John Dickinson’s The Cup of the World centers on Phaedra, daughter and only child of the Warden of Trant, an all-important land/fortress in a land with a long history of internal warfare. Her combination of looks, inheritance, and intelligence makes her the prime bridal catch, even one of the two princes is her suitor, but she rejects them all for two basic reasons: fear (of losing her independence and her life as her mother did, dying in childbirth) and love (of a strange man who comes to her in her dreams). Her father gives in as he has to her desires ever since she threw a hunger strike at him when he considered remarrying. Her marriage is resolved when she slips away with her dream man, who it turns is real and has some strange abilities. Her marriage, her choice of husband (though she didn’t know who he was at the time), and her rejection of many of the land’s proudest men spark political and personal problems. This is the first third or so of the book and the rest follows Phaedra through the years of warfare between her husband and the king. During that time, she becomes pregnant, gives birth to a son, begins to uncover some of the secrets underlying her husband’s strange powers, and realizes her newborn child is being threatened by otherworldly creatures.
The plot intertwines several story strands and does so smoothly. We never leave Phaedra’s point of view, which dilutes somewhat the impact of some of what is reported to her. The war is mostly background given in second hand reports or letters — those looking for the typical fantasy descriptions of big battles would best look elsewhere. The politics are relatively narrowly focused but not dumbed down. Chess is a frequent metaphor and an apt one throughout the novel — there are levels and levels of play and some characters look ahead better than others.

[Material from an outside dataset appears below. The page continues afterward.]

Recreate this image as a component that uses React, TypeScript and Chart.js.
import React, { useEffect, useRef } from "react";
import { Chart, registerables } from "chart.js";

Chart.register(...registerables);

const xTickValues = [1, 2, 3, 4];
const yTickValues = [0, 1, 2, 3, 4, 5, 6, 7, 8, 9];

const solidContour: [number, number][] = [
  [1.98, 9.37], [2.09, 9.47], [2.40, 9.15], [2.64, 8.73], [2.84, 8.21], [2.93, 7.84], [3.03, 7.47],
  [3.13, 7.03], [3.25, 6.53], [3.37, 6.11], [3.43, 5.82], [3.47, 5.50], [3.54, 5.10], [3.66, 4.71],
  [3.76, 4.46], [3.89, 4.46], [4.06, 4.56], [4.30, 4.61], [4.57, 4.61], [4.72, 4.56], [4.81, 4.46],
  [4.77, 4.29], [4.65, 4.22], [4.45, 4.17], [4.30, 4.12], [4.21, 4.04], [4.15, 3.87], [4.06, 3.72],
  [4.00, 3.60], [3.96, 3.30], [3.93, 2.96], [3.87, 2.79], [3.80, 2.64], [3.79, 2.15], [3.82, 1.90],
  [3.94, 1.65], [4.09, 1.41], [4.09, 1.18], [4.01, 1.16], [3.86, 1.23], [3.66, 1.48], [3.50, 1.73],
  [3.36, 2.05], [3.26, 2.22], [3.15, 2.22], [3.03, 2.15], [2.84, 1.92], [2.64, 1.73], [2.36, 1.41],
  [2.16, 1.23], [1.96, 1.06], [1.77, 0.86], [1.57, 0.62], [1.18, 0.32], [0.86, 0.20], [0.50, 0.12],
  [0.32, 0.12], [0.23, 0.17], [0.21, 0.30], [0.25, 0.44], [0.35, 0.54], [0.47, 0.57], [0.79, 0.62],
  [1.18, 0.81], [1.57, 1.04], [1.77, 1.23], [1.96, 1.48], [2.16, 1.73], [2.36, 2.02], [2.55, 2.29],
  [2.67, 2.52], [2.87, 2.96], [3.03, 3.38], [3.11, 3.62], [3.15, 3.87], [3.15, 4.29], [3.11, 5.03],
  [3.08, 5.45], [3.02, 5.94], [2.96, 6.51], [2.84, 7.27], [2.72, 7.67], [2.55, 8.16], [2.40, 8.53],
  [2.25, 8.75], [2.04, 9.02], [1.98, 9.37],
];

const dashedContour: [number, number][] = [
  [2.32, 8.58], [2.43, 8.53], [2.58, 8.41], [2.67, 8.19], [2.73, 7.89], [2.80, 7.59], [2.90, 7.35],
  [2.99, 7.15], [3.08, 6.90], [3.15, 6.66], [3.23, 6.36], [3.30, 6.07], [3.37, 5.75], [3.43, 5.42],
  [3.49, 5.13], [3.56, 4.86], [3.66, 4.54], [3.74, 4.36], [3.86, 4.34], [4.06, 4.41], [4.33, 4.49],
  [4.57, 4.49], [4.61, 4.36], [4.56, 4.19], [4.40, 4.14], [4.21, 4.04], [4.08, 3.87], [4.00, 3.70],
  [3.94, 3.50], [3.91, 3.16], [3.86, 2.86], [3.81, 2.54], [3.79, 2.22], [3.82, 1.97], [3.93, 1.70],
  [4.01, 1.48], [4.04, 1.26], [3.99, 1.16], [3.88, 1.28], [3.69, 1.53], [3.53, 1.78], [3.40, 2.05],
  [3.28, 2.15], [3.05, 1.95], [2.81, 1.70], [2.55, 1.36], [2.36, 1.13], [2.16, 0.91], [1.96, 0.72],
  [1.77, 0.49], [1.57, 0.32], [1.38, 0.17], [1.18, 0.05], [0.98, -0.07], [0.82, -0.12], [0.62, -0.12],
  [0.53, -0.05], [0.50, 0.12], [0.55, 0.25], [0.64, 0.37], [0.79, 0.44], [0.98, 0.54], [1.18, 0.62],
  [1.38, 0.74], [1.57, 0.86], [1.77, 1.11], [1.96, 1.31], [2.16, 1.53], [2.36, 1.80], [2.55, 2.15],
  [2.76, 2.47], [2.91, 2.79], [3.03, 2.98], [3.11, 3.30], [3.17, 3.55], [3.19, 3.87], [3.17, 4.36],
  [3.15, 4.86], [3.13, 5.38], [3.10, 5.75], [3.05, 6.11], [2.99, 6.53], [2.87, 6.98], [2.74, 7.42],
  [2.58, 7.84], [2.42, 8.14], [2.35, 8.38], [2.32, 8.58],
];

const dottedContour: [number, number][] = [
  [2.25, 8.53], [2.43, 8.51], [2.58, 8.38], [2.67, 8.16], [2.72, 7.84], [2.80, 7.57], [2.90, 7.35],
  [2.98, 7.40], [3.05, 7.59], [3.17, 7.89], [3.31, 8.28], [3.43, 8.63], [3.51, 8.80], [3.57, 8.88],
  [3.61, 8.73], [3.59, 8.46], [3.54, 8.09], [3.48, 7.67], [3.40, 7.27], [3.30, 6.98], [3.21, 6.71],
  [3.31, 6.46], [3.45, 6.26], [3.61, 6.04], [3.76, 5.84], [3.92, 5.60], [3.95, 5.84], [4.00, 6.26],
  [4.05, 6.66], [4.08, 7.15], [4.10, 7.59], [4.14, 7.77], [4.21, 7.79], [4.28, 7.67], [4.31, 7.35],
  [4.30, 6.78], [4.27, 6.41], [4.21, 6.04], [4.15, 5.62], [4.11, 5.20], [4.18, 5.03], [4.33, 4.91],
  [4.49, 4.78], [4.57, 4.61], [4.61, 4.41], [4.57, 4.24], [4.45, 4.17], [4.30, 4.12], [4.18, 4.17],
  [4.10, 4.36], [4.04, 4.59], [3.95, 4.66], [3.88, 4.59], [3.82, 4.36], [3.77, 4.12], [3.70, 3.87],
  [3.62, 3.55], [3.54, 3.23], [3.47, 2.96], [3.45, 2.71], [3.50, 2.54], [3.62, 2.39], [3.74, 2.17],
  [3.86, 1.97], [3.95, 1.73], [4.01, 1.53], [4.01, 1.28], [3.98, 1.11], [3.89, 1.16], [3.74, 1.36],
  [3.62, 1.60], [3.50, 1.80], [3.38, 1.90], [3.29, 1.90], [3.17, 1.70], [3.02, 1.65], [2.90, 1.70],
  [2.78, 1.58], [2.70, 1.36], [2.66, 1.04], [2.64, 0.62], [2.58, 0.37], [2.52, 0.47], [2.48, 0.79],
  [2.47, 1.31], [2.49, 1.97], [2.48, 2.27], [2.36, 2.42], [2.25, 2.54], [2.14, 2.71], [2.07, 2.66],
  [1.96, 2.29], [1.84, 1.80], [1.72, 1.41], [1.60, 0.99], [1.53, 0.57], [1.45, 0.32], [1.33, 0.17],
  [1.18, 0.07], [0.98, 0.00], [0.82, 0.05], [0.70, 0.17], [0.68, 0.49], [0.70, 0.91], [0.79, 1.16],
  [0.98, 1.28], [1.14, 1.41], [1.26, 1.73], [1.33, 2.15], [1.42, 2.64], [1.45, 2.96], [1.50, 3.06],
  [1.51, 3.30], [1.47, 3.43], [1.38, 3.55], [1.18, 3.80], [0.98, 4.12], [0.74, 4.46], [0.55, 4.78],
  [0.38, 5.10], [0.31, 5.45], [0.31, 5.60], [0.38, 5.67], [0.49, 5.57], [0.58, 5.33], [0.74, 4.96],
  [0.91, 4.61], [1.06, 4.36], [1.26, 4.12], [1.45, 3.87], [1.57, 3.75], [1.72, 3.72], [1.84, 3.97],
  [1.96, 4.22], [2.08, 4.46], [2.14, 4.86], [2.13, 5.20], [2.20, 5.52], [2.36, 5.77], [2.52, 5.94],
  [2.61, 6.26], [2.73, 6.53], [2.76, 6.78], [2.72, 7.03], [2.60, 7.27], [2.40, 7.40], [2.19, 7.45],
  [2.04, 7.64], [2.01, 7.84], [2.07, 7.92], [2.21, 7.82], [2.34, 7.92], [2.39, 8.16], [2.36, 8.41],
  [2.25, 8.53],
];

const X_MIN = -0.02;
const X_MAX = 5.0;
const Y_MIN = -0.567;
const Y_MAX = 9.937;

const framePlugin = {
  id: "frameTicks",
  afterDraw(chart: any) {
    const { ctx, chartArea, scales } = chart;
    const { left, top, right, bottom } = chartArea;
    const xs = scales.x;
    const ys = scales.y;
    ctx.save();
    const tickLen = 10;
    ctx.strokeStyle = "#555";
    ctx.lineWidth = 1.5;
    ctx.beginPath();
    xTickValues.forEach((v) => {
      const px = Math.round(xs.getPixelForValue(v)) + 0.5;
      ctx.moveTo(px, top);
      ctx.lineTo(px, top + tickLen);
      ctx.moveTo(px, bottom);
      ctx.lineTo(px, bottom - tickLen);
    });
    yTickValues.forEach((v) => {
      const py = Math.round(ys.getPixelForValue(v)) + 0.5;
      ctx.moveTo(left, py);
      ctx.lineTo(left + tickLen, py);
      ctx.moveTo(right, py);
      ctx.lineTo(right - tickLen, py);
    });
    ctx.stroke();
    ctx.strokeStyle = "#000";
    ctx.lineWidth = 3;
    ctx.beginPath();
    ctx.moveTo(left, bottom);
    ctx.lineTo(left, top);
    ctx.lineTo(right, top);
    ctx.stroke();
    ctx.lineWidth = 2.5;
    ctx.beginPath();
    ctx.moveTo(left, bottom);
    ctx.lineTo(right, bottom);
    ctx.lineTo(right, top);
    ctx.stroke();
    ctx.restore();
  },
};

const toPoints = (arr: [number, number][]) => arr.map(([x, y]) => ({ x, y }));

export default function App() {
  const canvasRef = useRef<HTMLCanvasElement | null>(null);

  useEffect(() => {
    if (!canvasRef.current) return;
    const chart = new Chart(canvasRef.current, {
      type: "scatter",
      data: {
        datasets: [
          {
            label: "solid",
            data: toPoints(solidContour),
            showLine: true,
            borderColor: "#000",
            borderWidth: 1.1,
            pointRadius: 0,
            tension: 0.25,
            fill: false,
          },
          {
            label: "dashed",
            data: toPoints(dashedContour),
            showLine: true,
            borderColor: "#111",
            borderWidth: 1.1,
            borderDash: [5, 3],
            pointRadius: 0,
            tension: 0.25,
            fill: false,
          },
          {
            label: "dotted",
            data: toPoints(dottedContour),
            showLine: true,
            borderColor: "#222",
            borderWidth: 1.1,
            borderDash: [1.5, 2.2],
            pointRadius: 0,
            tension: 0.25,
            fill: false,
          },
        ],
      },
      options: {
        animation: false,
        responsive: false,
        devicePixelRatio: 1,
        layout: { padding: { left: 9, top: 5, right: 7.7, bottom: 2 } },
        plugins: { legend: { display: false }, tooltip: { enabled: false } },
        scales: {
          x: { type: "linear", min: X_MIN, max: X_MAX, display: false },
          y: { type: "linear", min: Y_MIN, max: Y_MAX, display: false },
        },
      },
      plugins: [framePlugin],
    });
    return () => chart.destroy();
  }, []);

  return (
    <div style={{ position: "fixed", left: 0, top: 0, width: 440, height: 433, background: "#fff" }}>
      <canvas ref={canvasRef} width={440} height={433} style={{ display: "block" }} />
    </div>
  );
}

We spend a lot of time with Phaedra but despite that she never really held together as a particularly strong character for me — I never felt a sense of true depth to her. She wasn’t poorly drawn, but she was more an adequate mover of plot than an interesting character in her own right. A statement I’d make about just about all of the characters. They served their purposes in the story, but I can’t say I cared much about what happened to any of them (part of the reason for the three rather than a four). The same holds true for the major antagonist of the story, which is too bad because there was a lot of potential in his creation and basic description.
The detail and atmospheric description made up for some of this. It was mostly well-paced but started to lag a bit in some areas toward the end. The ending itself seemed a bit rushed or abrupt, where too much information was recapped by characters rather than allowed to flow naturally out of the story. The same strengths of story and atmosphere combined with improved depth of character would make for a strong second novel. Somewhat recommended.
The Cup of the World — (2004-2009) Young adult. Publisher: Filled with immense characters, this thrilling medieval fantasy filled with moral complexity and vision announces the arrival of a special new writing talent. Phaedra, the beautiful daughter of a baron, has been visited in dreams by an elusive knight for almost as long as she can remember. And when his presence becomes a reality, she is forced to choose him and a new life over her home and her father. But this sets off a chain of events that she could not have foreseen — a battle between good and evil, which is in turn violent and psychologically compelling. This stunning novel grapples with the huge themes of life, and turns the reader’s expectations upside down again and again, with one vertiginious plunge after another.